Between these articles there is a call for less science and more creativity, more science and less creativity, and in Why User Experience Cannot Be Designed there is a call to better understand the larger concept of UX as a whole:
UX is the consequences of these attributes plus the situation in which the product is used…The attributes can all be grouped into four main categories: manipulation, identification, stimulation and evocation. These categories can, on a higher level, be grouped into pragmatic and hedonic attributes. Whereas the pragmatic attributes relate to the practical usage and functions of the product, the hedonic attributes relate to the user’s psychological well-being. Understanding the divide can help us to understand how to design products with respect to UX, and the split also clarifies why UX itself cannot be designed.

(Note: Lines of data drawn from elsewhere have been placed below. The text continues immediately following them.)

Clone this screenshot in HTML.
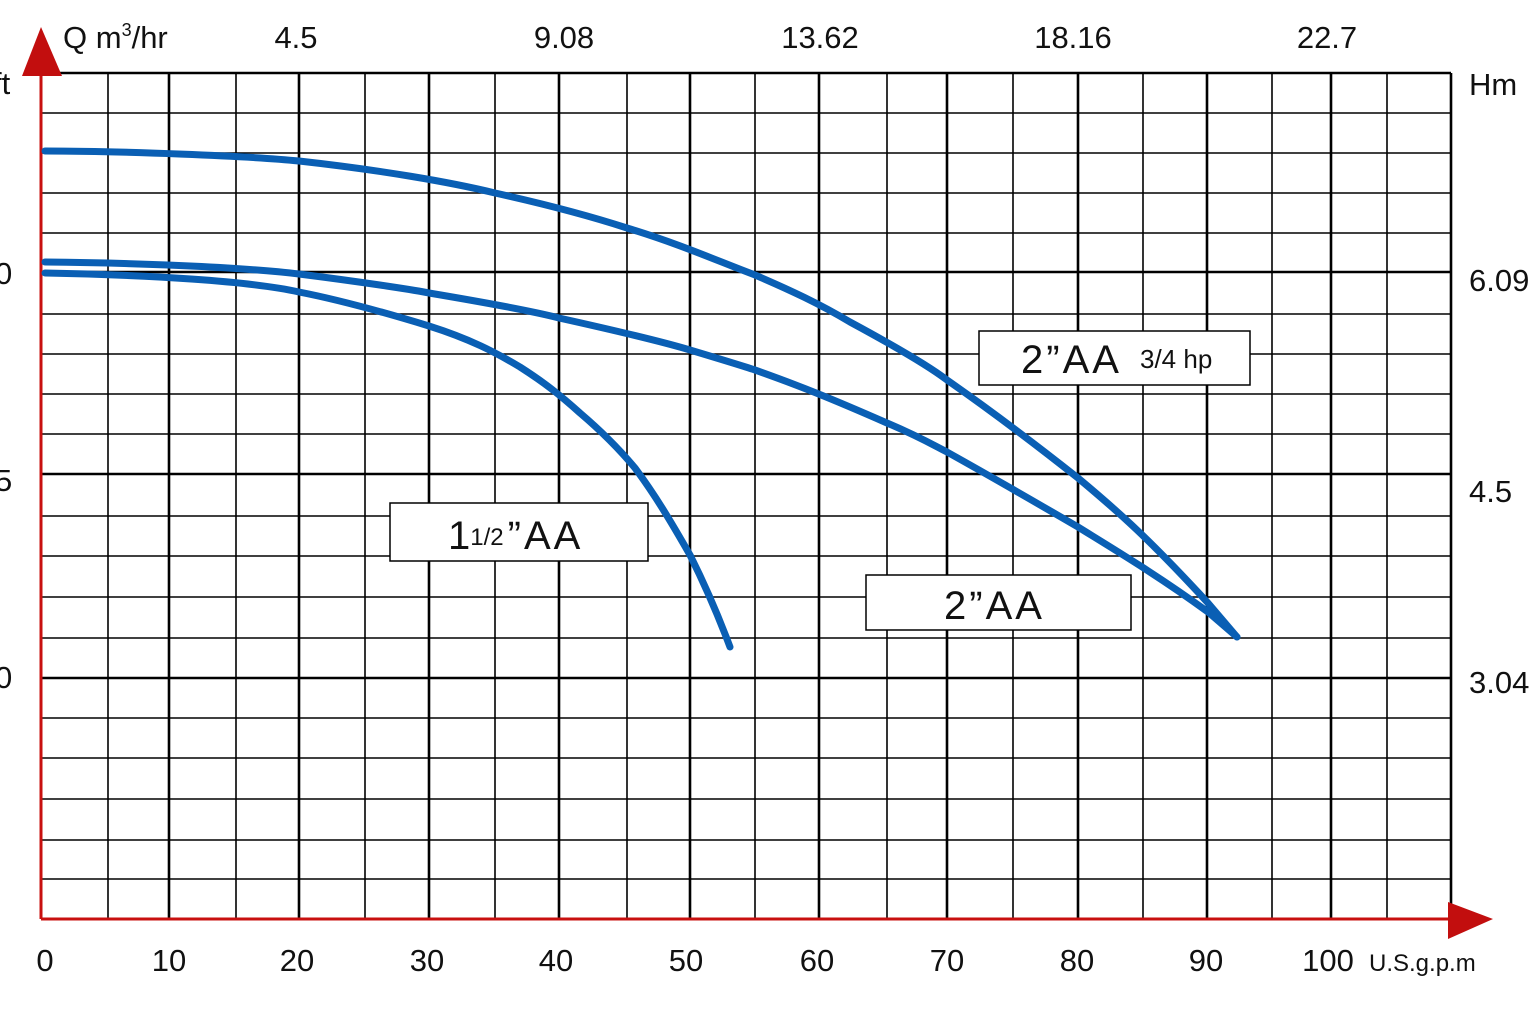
<!DOCTYPE html>
<html><head><meta charset="utf-8"><style>
html,body{margin:0;padding:0;background:#fff;}
svg{display:block;font-family:"Liberation Sans",sans-serif;}
</style></head><body>
<svg width="1536" height="1024" viewBox="0 0 1536 1024" xmlns="http://www.w3.org/2000/svg">
<rect width="1536" height="1024" fill="#fff"/>
<g stroke="#000" stroke-width="1.6">
<line x1="108" y1="73" x2="108" y2="918"/><line x1="236" y1="73" x2="236" y2="918"/>
<line x1="365" y1="73" x2="365" y2="918"/><line x1="495" y1="73" x2="495" y2="918"/>
<line x1="627" y1="73" x2="627" y2="918"/><line x1="755" y1="73" x2="755" y2="918"/>
<line x1="887" y1="73" x2="887" y2="918"/><line x1="1013" y1="73" x2="1013" y2="918"/>
<line x1="1143" y1="73" x2="1143" y2="918"/><line x1="1272" y1="73" x2="1272" y2="918"/>
<line x1="1387" y1="73" x2="1387" y2="918"/>
</g>
<g stroke="#000" stroke-width="2.6">
<line x1="169" y1="73" x2="169" y2="918"/><line x1="299" y1="73" x2="299" y2="918"/>
<line x1="429" y1="73" x2="429" y2="918"/><line x1="559" y1="73" x2="559" y2="918"/>
<line x1="690" y1="73" x2="690" y2="918"/><line x1="819" y1="73" x2="819" y2="918"/>
<line x1="947" y1="73" x2="947" y2="918"/><line x1="1078" y1="73" x2="1078" y2="918"/>
<line x1="1207" y1="73" x2="1207" y2="918"/><line x1="1331" y1="73" x2="1331" y2="918"/>
<line x1="1451" y1="73" x2="1451" y2="918"/>
</g>
<g stroke="#000" stroke-width="1.6">
<line x1="42" y1="113" x2="1451" y2="113"/><line x1="42" y1="153" x2="1451" y2="153"/>
<line x1="42" y1="193" x2="1451" y2="193"/><line x1="42" y1="233" x2="1451" y2="233"/>
<line x1="42" y1="314" x2="1451" y2="314"/><line x1="42" y1="354" x2="1451" y2="354"/>
<line x1="42" y1="394" x2="1451" y2="394"/><line x1="42" y1="434" x2="1451" y2="434"/>
<line x1="42" y1="516" x2="1451" y2="516"/><line x1="42" y1="556" x2="1451" y2="556"/>
<line x1="42" y1="597" x2="1451" y2="597"/><line x1="42" y1="638" x2="1451" y2="638"/>
<line x1="42" y1="718" x2="1451" y2="718"/><line x1="42" y1="758" x2="1451" y2="758"/>
<line x1="42" y1="799" x2="1451" y2="799"/><line x1="42" y1="840" x2="1451" y2="840"/>
<line x1="42" y1="879" x2="1451" y2="879"/>
</g>
<g stroke="#000" stroke-width="2.6">
<line x1="42" y1="73" x2="1451" y2="73"/><line x1="42" y1="272" x2="1451" y2="272"/>
<line x1="42" y1="474" x2="1451" y2="474"/><line x1="42" y1="678" x2="1451" y2="678"/>
</g>
<line x1="41" y1="60" x2="41" y2="919" stroke="#c8100f" stroke-width="3"/>
<line x1="41" y1="919" x2="1460" y2="919" stroke="#c8100f" stroke-width="3"/>
<polygon points="41,27 22,76 62,76" fill="#c20e0e"/>
<polygon points="1448,902 1493,919 1448,939" fill="#c20e0e"/>
<g fill="none" stroke="#0a5fb4" stroke-width="7" stroke-linecap="round" stroke-linejoin="round">
<path d="M45,151 C120,151 250,156 299,161 C380,170 450,182 495,193 C540,203 590,216 627,228 C680,244 720,262 755,275 C790,290 820,304 850,322 C900,349 930,367 947,380 C990,410 1030,440 1078,478 C1120,513 1150,540 1208,603 L1237,637"/>
<path d="M45,262 C150,263 250,268 299,274 C370,283 420,291 429,293 C500,305 540,313 559,318 C640,336 670,344 690,350 C720,359 740,365 755,370 C800,386 830,398 887,423 C920,437 935,446 947,452 C990,476 1030,499 1078,527 C1120,553 1160,577 1208,612 L1237,637"/>
<path d="M45,273 C150,275 250,281 299,292 C340,300 380,311 429,326 C470,339 495,352 520,367 C545,383 560,395 580,413 C600,430 620,450 635,468 C655,495 670,520 690,555 C705,585 718,615 730,647"/>
</g>
<g fill="#fff" stroke="#000" stroke-width="1.5">
<rect x="390" y="503" width="258" height="58"/>
<rect x="979" y="331" width="271" height="54"/>
<rect x="866" y="575" width="265" height="55"/>
</g>
<g fill="#111" font-size="40">
<text x="448" y="549">1<tspan font-size="24" dy="-4">1/2</tspan><tspan dy="4" dx="4" letter-spacing="3">”AA</tspan></text>
<text x="1021" y="373" letter-spacing="3">2”AA</text>
<text x="1140" y="368" font-size="26">3/4 hp</text>
<text x="944" y="619" letter-spacing="3">2”AA</text>
</g>
<g fill="#111" font-size="31">
<text x="63" y="48">Q m<tspan font-size="18" dy="-12">3</tspan><tspan dy="12">/hr</tspan></text>
<g text-anchor="middle">
<text x="296" y="48">4.5</text><text x="564" y="48">9.08</text>
<text x="820" y="48">13.62</text><text x="1073" y="48">18.16</text><text x="1327" y="48">22.7</text>
<text x="45" y="971">0</text><text x="169" y="971">10</text><text x="297" y="971">20</text>
<text x="427" y="971">30</text><text x="556" y="971">40</text><text x="686" y="971">50</text>
<text x="817" y="971">60</text><text x="947" y="971">70</text><text x="1077" y="971">80</text>
<text x="1206" y="971">90</text><text x="1328" y="971">100</text>
</g>
<text x="-7" y="94">ft</text>
<text x="-5" y="284">0</text><text x="-5" y="491">5</text><text x="-5" y="688">0</text>
<text x="1469" y="95">Hm</text><text x="1469" y="291">6.09</text>
<text x="1469" y="502">4.5</text><text x="1469" y="693">3.04</text>
<text x="1369" y="971" font-size="24">U.S.g.p.m</text>
</g>
</svg>
</body></html>
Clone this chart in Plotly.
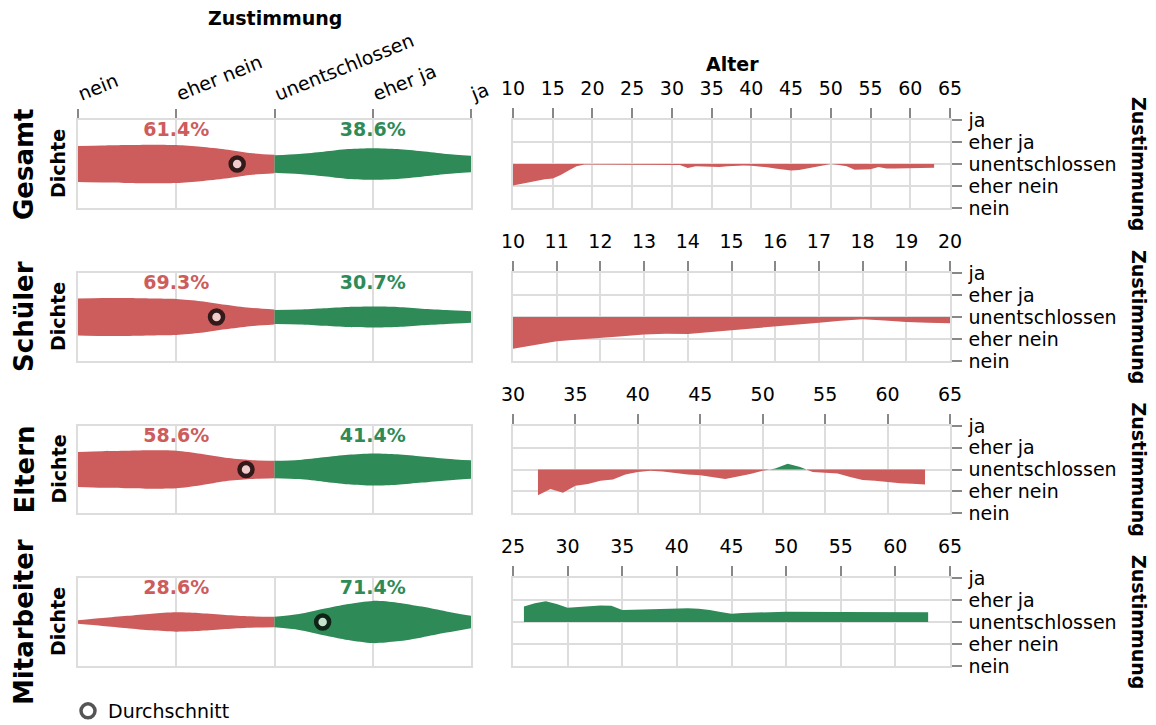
import plotly.graph_objects as go

# ---------------- data ----------------
categories = ["nein", "eher nein", "unentschlossen", "eher ja", "ja"]
groups = ["Gesamt", "Schüler", "Eltern", "Mitarbeiter"]
pct_neg = [61.4, 69.3, 58.6, 28.6]
pct_pos = [38.6, 30.7, 41.4, 71.4]
mean_score = [1.62, 1.41, 1.71, 2.49]   # 0 = nein ... 4 = ja

# density (half width) on the Zustimmung scale
dens_x_neg = [0, 0.25, 0.5, 0.75, 1.0, 1.25, 1.5, 1.75, 2.0]
dens_x_pos = [2.0, 2.25, 2.5, 2.75, 3.0, 3.25, 3.5, 3.75, 4.0]
dens_neg_gesamt = [0.41, 0.42, 0.43, 0.44, 0.43, 0.39, 0.33, 0.25, 0.21]
dens_pos_gesamt = [0.20, 0.23, 0.28, 0.34, 0.36, 0.34, 0.29, 0.23, 0.19]
dens_neg_schueler = [0.42, 0.43, 0.43, 0.42, 0.41, 0.36, 0.28, 0.21, 0.17]
dens_pos_schueler = [0.16, 0.17, 0.20, 0.23, 0.24, 0.23, 0.19, 0.16, 0.13]
dens_neg_eltern = [0.40, 0.42, 0.43, 0.44, 0.43, 0.36, 0.27, 0.22, 0.20]
dens_pos_eltern = [0.20, 0.22, 0.28, 0.34, 0.37, 0.35, 0.30, 0.25, 0.21]
dens_neg_mitarbeiter = [0.04, 0.09, 0.14, 0.19, 0.22, 0.20, 0.16, 0.13, 0.12]
dens_pos_mitarbeiter = [0.12, 0.18, 0.30, 0.41, 0.48, 0.44, 0.35, 0.24, 0.14]

# mean Zustimmung by age (-2 = nein ... 2 = ja)
age_gesamt = [10, 11, 12, 13, 14, 15, 16, 17, 18, 19, 20, 25, 30, 31, 32, 33, 34, 35, 36, 37, 38, 39,
              40, 41, 42, 43, 44, 45, 46, 47, 48, 49, 50, 51, 52, 53, 54, 55, 56, 57, 58, 59, 60,
              61, 62, 63]
val_gesamt = [-0.98, -0.90, -0.82, -0.75, -0.69, -0.66, -0.50, -0.30, -0.10, -0.02, -0.02, -0.02,
              -0.02, -0.05, -0.18, -0.10, -0.11, -0.12, -0.14, -0.10, -0.08, -0.07, -0.08, -0.10,
              -0.15, -0.20, -0.26, -0.30, -0.27, -0.21, -0.14, -0.06, 0.0, -0.05, -0.10, -0.26,
              -0.25, -0.24, -0.14, -0.20, -0.20, -0.19, -0.18, -0.17, -0.17, -0.17]
age_schueler = [10, 10.5, 11, 11.5, 12, 12.5, 13, 13.5, 14, 14.5, 15, 15.5, 16, 16.5, 17, 17.5,
                18, 18.5, 19, 19.5, 20]
val_schueler = [-1.44, -1.26, -1.10, -1.02, -0.96, -0.87, -0.79, -0.76, -0.77, -0.69, -0.60,
                -0.52, -0.44, -0.35, -0.26, -0.17, -0.10, -0.16, -0.23, -0.26, -0.28]
age_eltern = [32, 33, 34, 35, 36, 37, 38, 39, 40, 41, 42, 43, 44, 45, 46, 47, 48, 49, 50, 51, 52,
              53, 54, 55, 56, 57, 58, 59, 60, 61, 62, 63]
val_eltern = [-1.18, -0.90, -1.07, -0.75, -0.67, -0.52, -0.46, -0.23, -0.12, -0.06, -0.09, -0.17,
              -0.23, -0.26, -0.34, -0.44, -0.32, -0.21, -0.06, 0.05, 0.27, 0.12, -0.12, -0.14,
              -0.18, -0.35, -0.48, -0.52, -0.58, -0.63, -0.66, -0.69]
age_mitarbeiter = [26, 27, 28, 29, 30, 31, 32, 33, 34, 35, 36, 37, 38, 39, 40, 41, 42, 43, 44, 45,
                   46, 47, 48, 50, 55, 60, 63]
val_mitarbeiter = [0.71, 0.85, 0.94, 0.82, 0.65, 0.68, 0.72, 0.75, 0.74, 0.55, 0.56, 0.58, 0.60,
                   0.62, 0.64, 0.63, 0.60, 0.55, 0.45, 0.38, 0.41, 0.43, 0.45, 0.47, 0.45, 0.44,
                   0.44]

age_ranges = [[10, 65], [10, 20], [30, 65], [25, 65]]
age_dticks = [5, 1, 5, 5]

# ---------------- styling ----------------
RED = "#cd5c5c"
GREEN = "#2e8b57"
GRID = "#dddddd"
TICK = "#888888"
FONT = "DejaVu Sans"
W, H = 1156, 725

left_x = [78 / W, 471 / W]
right_x = [513 / W, 950 / W]
row_px = [(120, 208), (273, 361), (426, 513), (578, 666)]
row_dom = [[1 - b / H, 1 - t / H] for t, b in row_px]

dens_neg = [dens_neg_gesamt, dens_neg_schueler, dens_neg_eltern, dens_neg_mitarbeiter]
dens_pos = [dens_pos_gesamt, dens_pos_schueler, dens_pos_eltern, dens_pos_mitarbeiter]
ages = [age_gesamt, age_schueler, age_eltern, age_mitarbeiter]
vals = [val_gesamt, val_schueler, val_eltern, val_mitarbeiter]


def split_sign(xs, vs):
    """insert zero crossings so the area can be coloured by sign"""
    ox, ov = [xs[0]], [vs[0]]
    for i in range(1, len(xs)):
        a, b = vs[i - 1], vs[i]
        if a * b < 0:
            t = a / (a - b)
            ox.append(xs[i - 1] + t * (xs[i] - xs[i - 1]))
            ov.append(0.0)
        ox.append(xs[i])
        ov.append(vs[i])
    return ox, [min(v, 0) for v in ov], [max(v, 0) for v in ov]


fig = go.Figure()
layout = {}
annotations = []

for r, g in enumerate(groups):
    lx, ly = f"x{2 * r + 1}", f"y{2 * r + 1}"
    rx, ry = f"x{2 * r + 2}", f"y{2 * r + 2}"

    # --- violin halves ---
    for xs, d, col in [(dens_x_neg, dens_neg[r], RED), (dens_x_pos, dens_pos[r], GREEN)]:
        fig.add_trace(go.Scatter(x=xs, y=[-v for v in d], mode="lines",
                                 line=dict(width=0, color=col, shape="spline", smoothing=0.8),
                                 xaxis=lx, yaxis=ly, showlegend=False, hoverinfo="skip"))
        fig.add_trace(go.Scatter(x=xs, y=d, mode="lines", fill="tonexty", fillcolor=col,
                                 line=dict(width=0, color=col, shape="spline", smoothing=0.8),
                                 xaxis=lx, yaxis=ly, showlegend=False, hoverinfo="skip"))
    # percentages
    fig.add_trace(go.Scatter(x=[1, 3], y=[0.75, 0.75], mode="text",
                             text=[f"{pct_neg[r]:.1f}%", f"{pct_pos[r]:.1f}%"],
                             textfont=dict(family=FONT, size=19, color=[RED, GREEN], weight="bold"),
                             xaxis=lx, yaxis=ly, showlegend=False, hoverinfo="skip"))
    # mean
    neg_side = mean_score[r] < 2
    fig.add_trace(go.Scatter(x=[mean_score[r]], y=[0], mode="markers",
                             marker=dict(size=13, color="#f0cccc" if neg_side else "#c4e2cc",
                                         line=dict(width=4.5, color="#331a1a" if neg_side else "#0f2416")),
                             xaxis=lx, yaxis=ly, showlegend=False))

    # --- age area ---
    ax_, neg, pos = split_sign(ages[r], vals[r])
    fig.add_trace(go.Scatter(x=ax_, y=neg, mode="lines", fill="tozeroy", fillcolor=RED,
                             line=dict(width=0, color=RED), xaxis=rx, yaxis=ry,
                             showlegend=False, hoverinfo="skip"))
    fig.add_trace(go.Scatter(x=ax_, y=pos, mode="lines", fill="tozeroy", fillcolor=GREEN,
                             line=dict(width=0, color=GREEN), xaxis=rx, yaxis=ry,
                             showlegend=False, hoverinfo="skip"))

    sfx_l = "" if r == 0 else str(2 * r + 1)
    sfx_r = str(2 * r + 2)
    layout[f"xaxis{sfx_l}"] = dict(
        domain=left_x, range=[0, 4], anchor=ly, side="top",
        tickvals=[0, 1, 2, 3, 4], ticktext=categories,
        showticklabels=(r == 0), ticks="outside" if r == 0 else "", ticklen=9,
        tickcolor=TICK, tickwidth=1.5, tickangle=-22,
        showgrid=True, gridcolor=GRID, gridwidth=1.5, zeroline=False,
        showline=True, linecolor=GRID, linewidth=1.5, mirror=True, fixedrange=True)
    layout[f"yaxis{sfx_l}"] = dict(
        domain=row_dom[r], range=[-1, 1], anchor=lx, showticklabels=False, ticks="",
        showgrid=False, zeroline=False, showline=True, linecolor=GRID, linewidth=1.5,
        mirror=True, fixedrange=True)
    layout[f"xaxis{sfx_r}"] = dict(
        domain=right_x, range=age_ranges[r], anchor=ry, side="top", dtick=age_dticks[r],
        tick0=0, ticks="outside", ticklen=10, tickcolor=TICK, tickwidth=1.5,
        ticklabelstandoff=6,
        showgrid=True, gridcolor=GRID, gridwidth=1.5, zeroline=False,
        showline=True, linecolor=GRID, linewidth=1.5, mirror=True, fixedrange=True)
    layout[f"yaxis{sfx_r}"] = dict(
        domain=row_dom[r], range=[-2, 2], anchor=rx, side="right",
        tickvals=[-2, -1, 0, 1, 2], ticktext=categories,
        ticks="outside", ticklen=10, tickcolor=TICK, tickwidth=1.5, ticklabelstandoff=3,
        showgrid=True, gridcolor=GRID, gridwidth=1.5, zeroline=False,
        showline=True, linecolor=GRID, linewidth=1.5, mirror=True, fixedrange=True)

    cy = 1 - (row_px[r][0] + row_px[r][1]) / 2 / H
    annotations.append(dict(text=f"<b>{g}</b>", x=24 / W, y=cy, xref="paper", yref="paper",
                            textangle=-90, showarrow=False, font=dict(size=26, family=FONT),
                            xanchor="center", yanchor="middle"))
    annotations.append(dict(text="<b>Dichte</b>", x=58 / W, y=cy, xref="paper", yref="paper",
                            textangle=-90, showarrow=False, font=dict(size=19, family=FONT),
                            xanchor="center", yanchor="middle"))
    annotations.append(dict(text="<b>Zustimmung</b>", x=1139 / W, y=cy, xref="paper", yref="paper",
                            textangle=90, showarrow=False, font=dict(size=19, family=FONT),
                            xanchor="center", yanchor="middle"))

annotations.append(dict(text="<b>Zustimmung</b>", x=275 / W, y=1 - 18 / H, xref="paper",
                        yref="paper", showarrow=False, font=dict(size=19, family=FONT),
                        xanchor="center", yanchor="middle"))
annotations.append(dict(text="<b>Alter</b>", x=732 / W, y=1 - 64 / H, xref="paper",
                        yref="paper", showarrow=False, font=dict(size=19, family=FONT),
                        xanchor="center", yanchor="middle"))

# legend entry
fig.add_trace(go.Scatter(x=[None], y=[None], mode="markers", name="Durchschnitt",
                         marker=dict(symbol="circle", size=14, color="white",
                                     line=dict(width=3.5, color="#555555")),
                         xaxis="x", yaxis="y", showlegend=True))

fig.update_layout(
    autosize=True, margin=dict(l=0, r=0, t=0, b=0, pad=0, autoexpand=False),
    plot_bgcolor="white", paper_bgcolor="white",
    font=dict(family=FONT, size=19, color="#000000"),
    annotations=annotations,
    legend=dict(x=68 / W, y=1 - 711 / H, xanchor="left", yanchor="middle",
                font=dict(size=19, family=FONT), bgcolor="rgba(0,0,0,0)",
                borderwidth=0, itemclick=False),
    **layout,
)

fig.write_html("out.html",
               config={"displayModeBar": False, "responsive": False},
               default_width="1156px; position:absolute; left:0; top:0",
               default_height="725px",
               post_script="document.body.style.margin='0';")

In the simplest of terms, User Experience Design is the “what” of what we do, and User Interface Design is a method of “how” we do it. What we are doing is creating better experiences, and how we do that is by focusing primarily on the user and their needs, wants, desires and goals. I found it fascinating though, to hear the cautionary argument in Looking Beyond User-Centered Design:
Of course our designs must put users first. But there is never just a single way to meet user goals. Instead of trying to deprecate style, we should embrace it as a way to drive our practice forward and lend personality to the things we make. In a marketplace of bewildering clutter, products with a damn opinion are by far the most interesting.
As a new designer, it was great to hear a call for balance in our UCD centric industry. And I agree whole-heartedly that there shouldn’t be a great homogenized one way to create design. Of course I also agree that there is proven science and method to creating UX that is user centered, but like most artforms, an artist can best break the rules, when they deeply understand the rules. I hope to seek this kind of balance and consideration in my own work.